La valeur intrinsèque d’un homme, estimable en argent, est partout considérable ; elle s’accroît beaucoup aux colonies. Il semble toutefois qu’aucun peuple du monde n’attache moins de prix que nous à conserver en bonne santé ses coloniaux, civils ou militaires. Nos expéditions coloniales, les plus récentes comme les autres, nous ont coûté de nombreuses pertes d’hommes qu’une meilleure organisation sanitaire nous aurait épargnées.

Sans remonter plus loin dans notre histoire, l’expédition de 1881 en Tunisie donna, malgré l’expérience acquise en Algérie, une mortalité de 6,1 pour 100. Un peu plus tard, dans les années 1885 et 1886, les expéditions du Tonkin et du Soudan coûtèrent les premières 7,5 et 9,9, les secondes 22,5 et 20 pour 100 des effectifs européens engagés.
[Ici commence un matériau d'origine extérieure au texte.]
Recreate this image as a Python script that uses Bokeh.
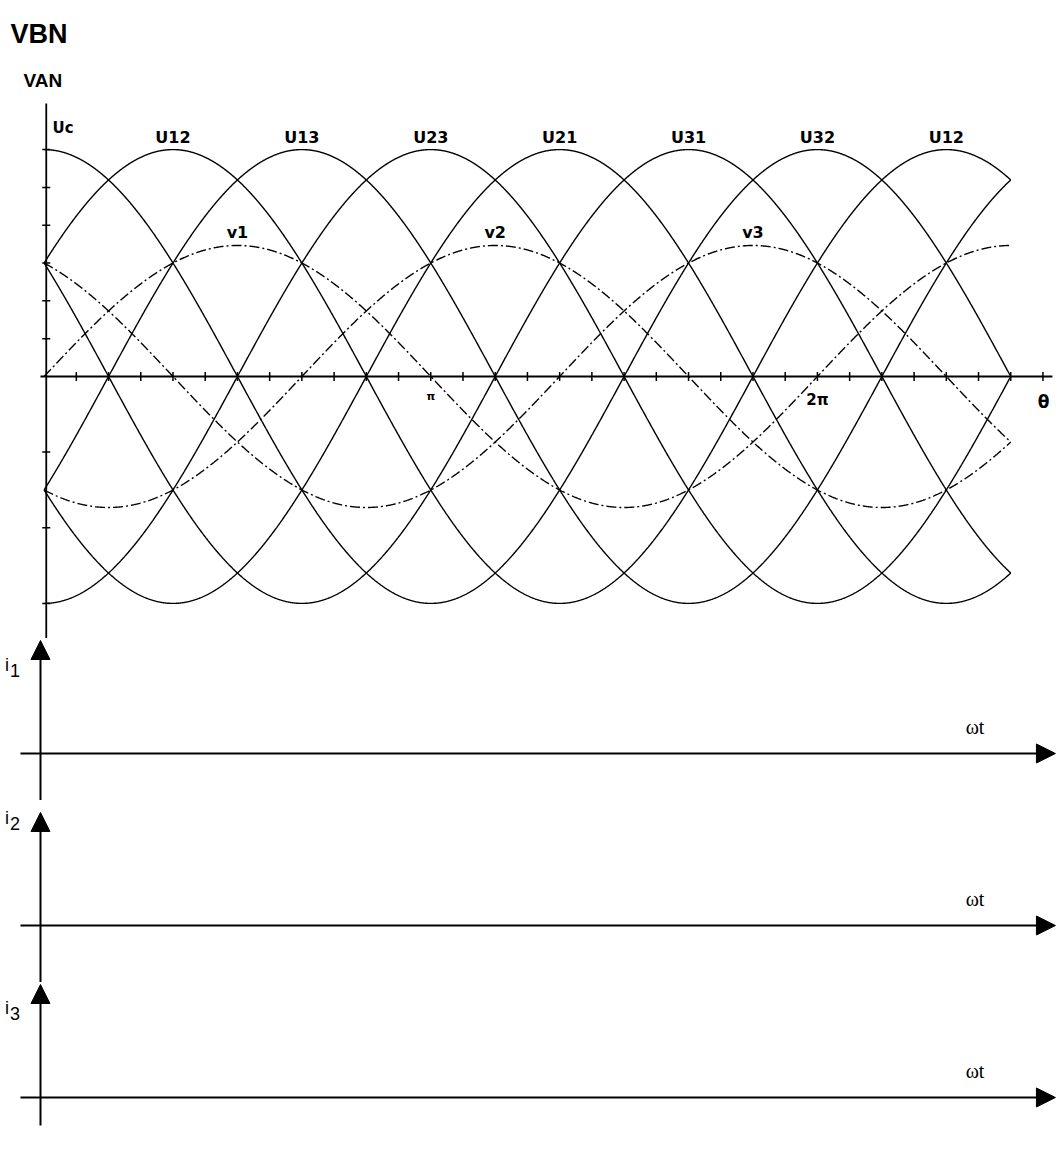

La seconde campagne de Madagascar, qui date de 1895, fut la plus meurtrière de toutes. Nos pertes atteignirent le chiffre inconcevable de 40 pour 100. Les causes de cette hécatombe sont connues, nos troupes étaient en majeure partie composées de tout jeunes soldats tirés de l’armée métropolitaine. Et, contrairement à tous les principes, on ne craignit pas de faire durement travailler ces jeunes hommes à peine formés, dans les marais de la côte où ils furent décimés par le paludisme et la dysenterie. Ces souvenirs sont trop pénibles à rappeler, mieux vaut passer outre !

L’expédition du Maroc, toute récente, parut d’abord recommencer les erremens anciens. Aussi la mortalité causée par la typhoïde et la dysenterie atteignit-elle, dans les premiers temps, 14 pour 100 des effectifs. Il ne faudrait pas prétendre que ces pertes, si douloureuses qu’elles soient, représentent la rançon obligée de toute conquête coloniale. L’expédition anglaise contre les Ashantis fut effectuée en 1873 dans des conditions physiques absolument analogues à celles qui caractérisent notre meurtrière campagne du Dahomey. Elle coûta cependant si peu d’hommes à nos voisins qu’elle mérite encore aujourd’hui d’être citée comme un modèle. Ils avaient réuni 7 225 combattans dont 2 600 Européens. Leurs pertes au feu furent de 5 officiers et de 47 hommes tués. 600 hommes durent être rapatriés, mais la mortalité globale ne dépassa pas 1,8 pour 100.